• **Stored data**

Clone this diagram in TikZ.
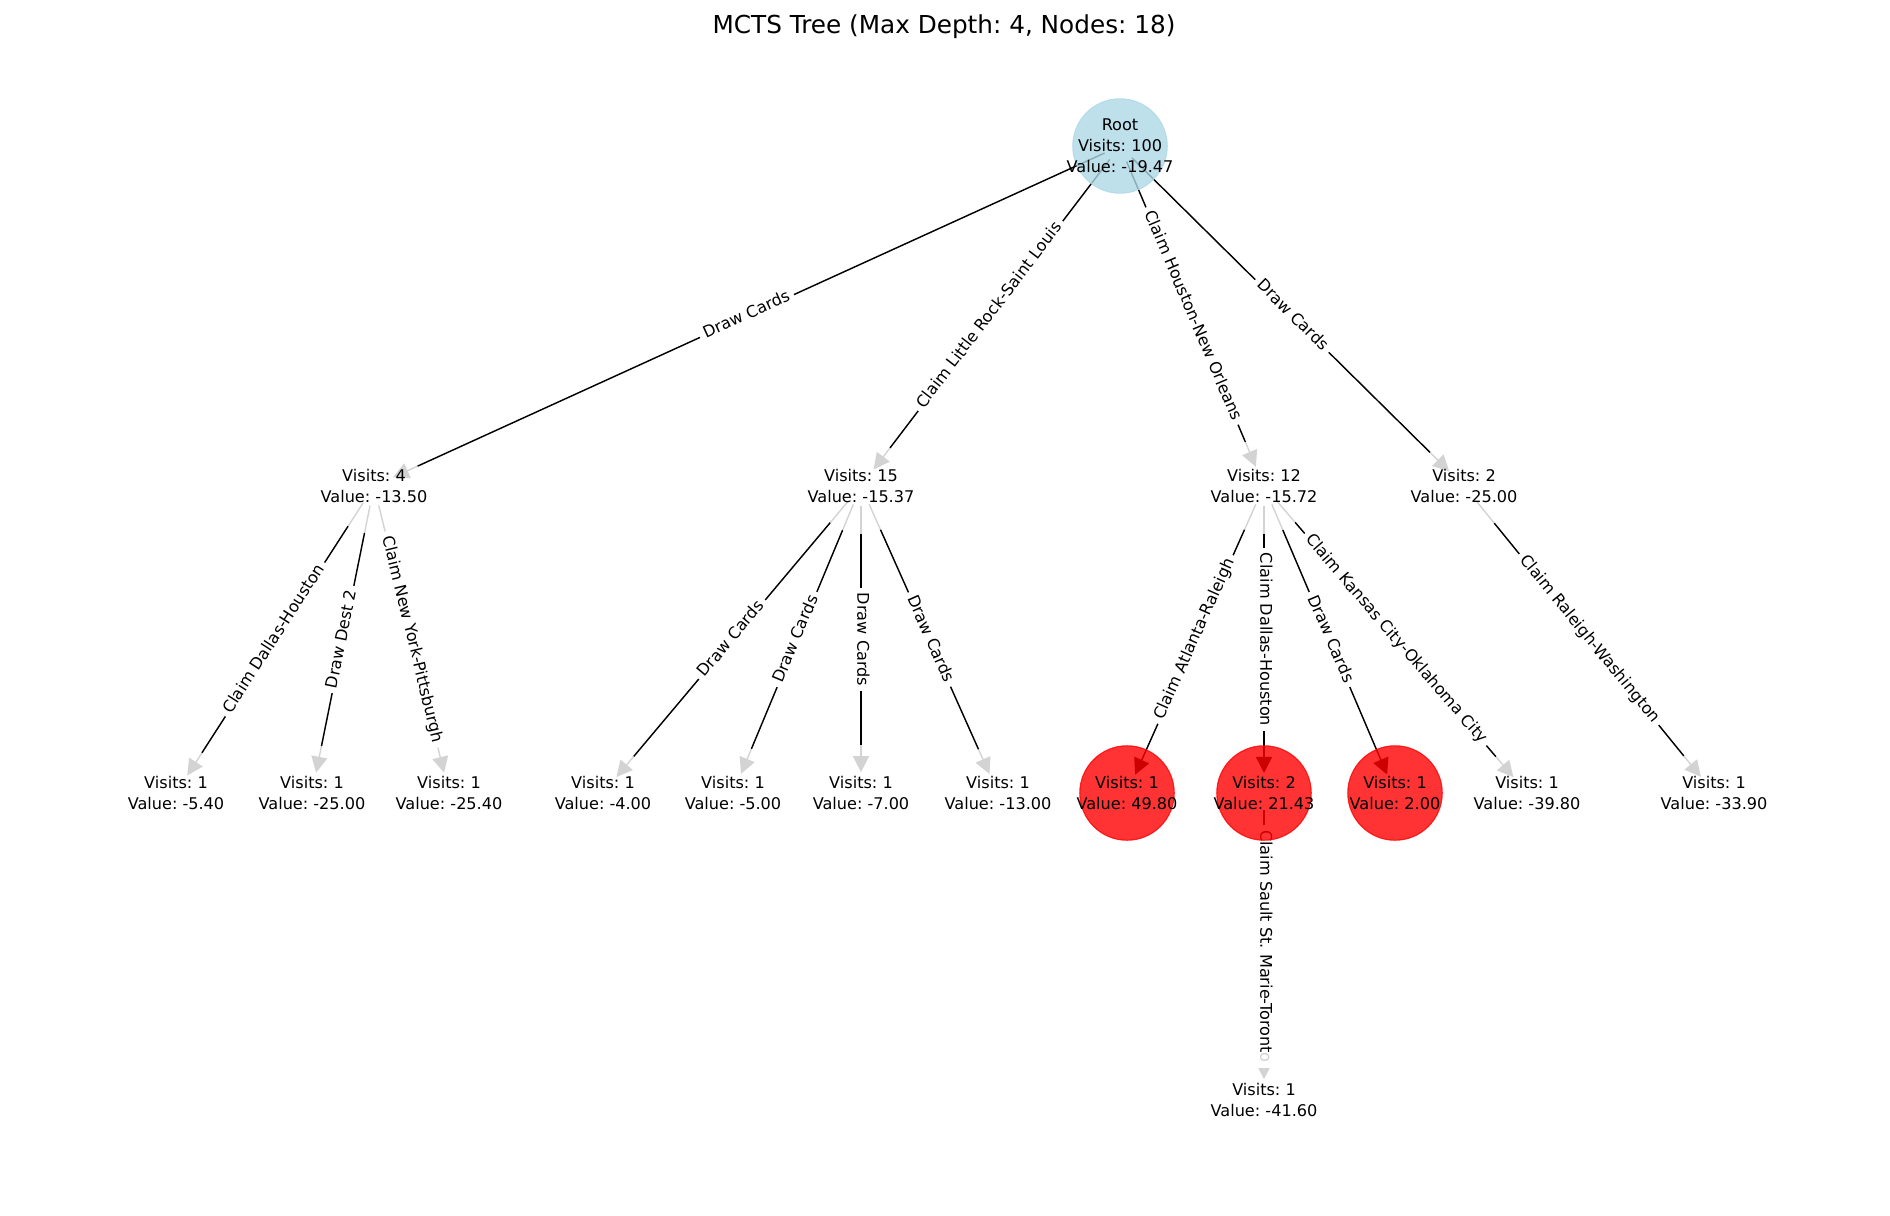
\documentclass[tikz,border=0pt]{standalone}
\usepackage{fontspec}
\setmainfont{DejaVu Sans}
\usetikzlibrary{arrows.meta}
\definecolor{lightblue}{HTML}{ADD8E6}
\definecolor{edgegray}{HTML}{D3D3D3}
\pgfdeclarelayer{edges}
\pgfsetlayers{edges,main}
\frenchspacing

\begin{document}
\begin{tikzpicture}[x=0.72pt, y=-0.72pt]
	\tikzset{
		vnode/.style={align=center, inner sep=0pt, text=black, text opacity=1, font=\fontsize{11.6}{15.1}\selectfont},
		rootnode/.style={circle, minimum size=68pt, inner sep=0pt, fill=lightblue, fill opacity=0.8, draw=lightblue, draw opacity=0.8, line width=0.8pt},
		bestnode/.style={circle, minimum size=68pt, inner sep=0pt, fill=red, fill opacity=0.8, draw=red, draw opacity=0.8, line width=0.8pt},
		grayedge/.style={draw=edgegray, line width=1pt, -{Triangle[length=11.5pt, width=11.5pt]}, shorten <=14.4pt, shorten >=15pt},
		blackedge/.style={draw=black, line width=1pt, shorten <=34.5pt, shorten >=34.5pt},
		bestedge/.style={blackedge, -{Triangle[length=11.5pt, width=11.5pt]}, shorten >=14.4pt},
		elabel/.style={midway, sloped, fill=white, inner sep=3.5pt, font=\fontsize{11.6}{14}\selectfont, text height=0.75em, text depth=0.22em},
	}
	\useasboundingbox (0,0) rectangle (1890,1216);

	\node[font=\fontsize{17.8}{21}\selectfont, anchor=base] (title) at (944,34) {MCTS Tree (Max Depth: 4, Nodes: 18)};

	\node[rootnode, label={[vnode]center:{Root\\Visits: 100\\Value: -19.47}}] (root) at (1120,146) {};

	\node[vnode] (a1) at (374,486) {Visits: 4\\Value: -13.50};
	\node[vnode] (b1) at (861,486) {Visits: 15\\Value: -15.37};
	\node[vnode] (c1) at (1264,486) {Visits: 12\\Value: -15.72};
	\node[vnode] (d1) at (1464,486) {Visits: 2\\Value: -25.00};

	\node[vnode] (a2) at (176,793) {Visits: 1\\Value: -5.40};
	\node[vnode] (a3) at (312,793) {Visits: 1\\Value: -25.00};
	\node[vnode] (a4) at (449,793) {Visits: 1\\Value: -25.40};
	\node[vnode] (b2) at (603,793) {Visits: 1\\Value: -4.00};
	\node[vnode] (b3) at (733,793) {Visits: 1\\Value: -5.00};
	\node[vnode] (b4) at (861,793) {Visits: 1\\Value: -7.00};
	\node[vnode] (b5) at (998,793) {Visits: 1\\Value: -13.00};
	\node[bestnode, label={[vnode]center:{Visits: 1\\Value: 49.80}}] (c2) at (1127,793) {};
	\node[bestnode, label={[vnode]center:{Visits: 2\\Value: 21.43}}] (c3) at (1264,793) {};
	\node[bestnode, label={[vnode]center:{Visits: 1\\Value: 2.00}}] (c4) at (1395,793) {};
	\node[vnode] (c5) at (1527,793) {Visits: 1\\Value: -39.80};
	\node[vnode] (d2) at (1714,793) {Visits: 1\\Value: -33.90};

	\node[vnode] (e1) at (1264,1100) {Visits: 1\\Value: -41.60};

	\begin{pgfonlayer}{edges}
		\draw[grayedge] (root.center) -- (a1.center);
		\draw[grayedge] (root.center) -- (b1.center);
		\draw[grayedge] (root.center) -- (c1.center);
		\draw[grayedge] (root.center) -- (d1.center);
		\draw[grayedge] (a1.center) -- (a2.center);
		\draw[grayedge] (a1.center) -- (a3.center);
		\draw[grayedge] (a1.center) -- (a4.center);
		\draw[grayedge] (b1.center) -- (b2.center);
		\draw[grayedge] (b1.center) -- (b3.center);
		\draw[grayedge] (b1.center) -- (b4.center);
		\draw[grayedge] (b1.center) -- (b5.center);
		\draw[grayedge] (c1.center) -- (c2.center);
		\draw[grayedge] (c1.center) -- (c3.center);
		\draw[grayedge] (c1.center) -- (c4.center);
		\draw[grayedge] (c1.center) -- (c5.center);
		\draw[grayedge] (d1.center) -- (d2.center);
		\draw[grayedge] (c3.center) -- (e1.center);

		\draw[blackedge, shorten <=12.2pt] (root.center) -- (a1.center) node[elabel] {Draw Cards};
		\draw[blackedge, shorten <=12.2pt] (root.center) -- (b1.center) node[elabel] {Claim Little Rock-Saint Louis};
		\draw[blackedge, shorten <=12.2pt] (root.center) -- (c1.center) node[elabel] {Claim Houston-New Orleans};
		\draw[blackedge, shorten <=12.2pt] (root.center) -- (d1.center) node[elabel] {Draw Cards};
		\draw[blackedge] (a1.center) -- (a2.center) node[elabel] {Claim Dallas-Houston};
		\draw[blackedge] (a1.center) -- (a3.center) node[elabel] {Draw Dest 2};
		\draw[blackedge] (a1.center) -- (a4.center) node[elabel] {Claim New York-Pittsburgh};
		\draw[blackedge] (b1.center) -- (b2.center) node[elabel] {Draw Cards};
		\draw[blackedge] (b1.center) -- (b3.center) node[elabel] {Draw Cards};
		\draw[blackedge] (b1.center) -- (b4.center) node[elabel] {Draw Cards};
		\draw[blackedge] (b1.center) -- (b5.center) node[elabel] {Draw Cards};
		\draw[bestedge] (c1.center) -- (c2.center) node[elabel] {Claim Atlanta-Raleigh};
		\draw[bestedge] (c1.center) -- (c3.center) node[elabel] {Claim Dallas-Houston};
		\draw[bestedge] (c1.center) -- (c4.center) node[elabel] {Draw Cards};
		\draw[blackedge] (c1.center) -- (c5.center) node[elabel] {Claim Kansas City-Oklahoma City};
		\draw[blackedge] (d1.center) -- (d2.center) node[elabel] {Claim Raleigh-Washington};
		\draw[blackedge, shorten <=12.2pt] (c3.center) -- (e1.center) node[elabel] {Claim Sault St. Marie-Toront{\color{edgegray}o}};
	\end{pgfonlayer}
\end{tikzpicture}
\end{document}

• **The task**
Omit every picture while copying the listing above exactly.

• **Complete answer**
Clone this diagram in TikZ.
\documentclass[tikz,border=0pt]{standalone}
\usepackage{fontspec}
\setmainfont{DejaVu Sans}
\usetikzlibrary{arrows.meta}
\definecolor{lightblue}{HTML}{ADD8E6}
\definecolor{edgegray}{HTML}{D3D3D3}
\pgfdeclarelayer{edges}
\pgfsetlayers{edges,main}
\frenchspacing

\begin{document}
\begin{tikzpicture}[x=0.72pt, y=-0.72pt]
	\tikzset{
		vnode/.style={align=center, inner sep=0pt, text=black, text opacity=1, font=\fontsize{11.6}{15.1}\selectfont},
		rootnode/.style={circle, minimum size=68pt, inner sep=0pt, fill=lightblue, fill opacity=0.8, draw=lightblue, draw opacity=0.8, line width=0.8pt},
		bestnode/.style={circle, minimum size=68pt, inner sep=0pt, fill=red, fill opacity=0.8, draw=red, draw opacity=0.8, line width=0.8pt},
		grayedge/.style={draw=edgegray, line width=1pt, -{Triangle[length=11.5pt, width=11.5pt]}, shorten <=14.4pt, shorten >=15pt},
		blackedge/.style={draw=black, line width=1pt, shorten <=34.5pt, shorten >=34.5pt},
		bestedge/.style={blackedge, -{Triangle[length=11.5pt, width=11.5pt]}, shorten >=14.4pt},
		elabel/.style={midway, sloped, fill=white, inner sep=3.5pt, font=\fontsize{11.6}{14}\selectfont, text height=0.75em, text depth=0.22em},
	}
	\useasboundingbox (0,0) rectangle (1890,1216);

	\node[font=\fontsize{17.8}{21}\selectfont, anchor=base] (title) at (944,34) {MCTS Tree (Max Depth: 4, Nodes: 18)};

	\node[rootnode, label={[vnode]center:{Root\\Visits: 100\\Value: -19.47}}] (root) at (1120,146) {};

	\node[vnode] (a1) at (374,486) {Visits: 4\\Value: -13.50};
	\node[vnode] (b1) at (861,486) {Visits: 15\\Value: -15.37};
	\node[vnode] (c1) at (1264,486) {Visits: 12\\Value: -15.72};
	\node[vnode] (d1) at (1464,486) {Visits: 2\\Value: -25.00};

	\node[vnode] (a2) at (176,793) {Visits: 1\\Value: -5.40};
	\node[vnode] (a3) at (312,793) {Visits: 1\\Value: -25.00};
	\node[vnode] (a4) at (449,793) {Visits: 1\\Value: -25.40};
	\node[vnode] (b2) at (603,793) {Visits: 1\\Value: -4.00};
	\node[vnode] (b3) at (733,793) {Visits: 1\\Value: -5.00};
	\node[vnode] (b4) at (861,793) {Visits: 1\\Value: -7.00};
	\node[vnode] (b5) at (998,793) {Visits: 1\\Value: -13.00};
	\node[bestnode, label={[vnode]center:{Visits: 1\\Value: 49.80}}] (c2) at (1127,793) {};
	\node[bestnode, label={[vnode]center:{Visits: 2\\Value: 21.43}}] (c3) at (1264,793) {};
	\node[bestnode, label={[vnode]center:{Visits: 1\\Value: 2.00}}] (c4) at (1395,793) {};
	\node[vnode] (c5) at (1527,793) {Visits: 1\\Value: -39.80};
	\node[vnode] (d2) at (1714,793) {Visits: 1\\Value: -33.90};

	\node[vnode] (e1) at (1264,1100) {Visits: 1\\Value: -41.60};

	\begin{pgfonlayer}{edges}
		\draw[grayedge] (root.center) -- (a1.center);
		\draw[grayedge] (root.center) -- (b1.center);
		\draw[grayedge] (root.center) -- (c1.center);
		\draw[grayedge] (root.center) -- (d1.center);
		\draw[grayedge] (a1.center) -- (a2.center);
		\draw[grayedge] (a1.center) -- (a3.center);
		\draw[grayedge] (a1.center) -- (a4.center);
		\draw[grayedge] (b1.center) -- (b2.center);
		\draw[grayedge] (b1.center) -- (b3.center);
		\draw[grayedge] (b1.center) -- (b4.center);
		\draw[grayedge] (b1.center) -- (b5.center);
		\draw[grayedge] (c1.center) -- (c2.center);
		\draw[grayedge] (c1.center) -- (c3.center);
		\draw[grayedge] (c1.center) -- (c4.center);
		\draw[grayedge] (c1.center) -- (c5.center);
		\draw[grayedge] (d1.center) -- (d2.center);
		\draw[grayedge] (c3.center) -- (e1.center);

		\draw[blackedge, shorten <=12.2pt] (root.center) -- (a1.center) node[elabel] {Draw Cards};
		\draw[blackedge, shorten <=12.2pt] (root.center) -- (b1.center) node[elabel] {Claim Little Rock-Saint Louis};
		\draw[blackedge, shorten <=12.2pt] (root.center) -- (c1.center) node[elabel] {Claim Houston-New Orleans};
		\draw[blackedge, shorten <=12.2pt] (root.center) -- (d1.center) node[elabel] {Draw Cards};
		\draw[blackedge] (a1.center) -- (a2.center) node[elabel] {Claim Dallas-Houston};
		\draw[blackedge] (a1.center) -- (a3.center) node[elabel] {Draw Dest 2};
		\draw[blackedge] (a1.center) -- (a4.center) node[elabel] {Claim New York-Pittsburgh};
		\draw[blackedge] (b1.center) -- (b2.center) node[elabel] {Draw Cards};
		\draw[blackedge] (b1.center) -- (b3.center) node[elabel] {Draw Cards};
		\draw[blackedge] (b1.center) -- (b4.center) node[elabel] {Draw Cards};
		\draw[blackedge] (b1.center) -- (b5.center) node[elabel] {Draw Cards};
		\draw[bestedge] (c1.center) -- (c2.center) node[elabel] {Claim Atlanta-Raleigh};
		\draw[bestedge] (c1.center) -- (c3.center) node[elabel] {Claim Dallas-Houston};
		\draw[bestedge] (c1.center) -- (c4.center) node[elabel] {Draw Cards};
		\draw[blackedge] (c1.center) -- (c5.center) node[elabel] {Claim Kansas City-Oklahoma City};
		\draw[blackedge] (d1.center) -- (d2.center) node[elabel] {Claim Raleigh-Washington};
		\draw[blackedge, shorten <=12.2pt] (c3.center) -- (e1.center) node[elabel] {Claim Sault St. Marie-Toront{\color{edgegray}o}};
	\end{pgfonlayer}
\end{tikzpicture}
\end{document}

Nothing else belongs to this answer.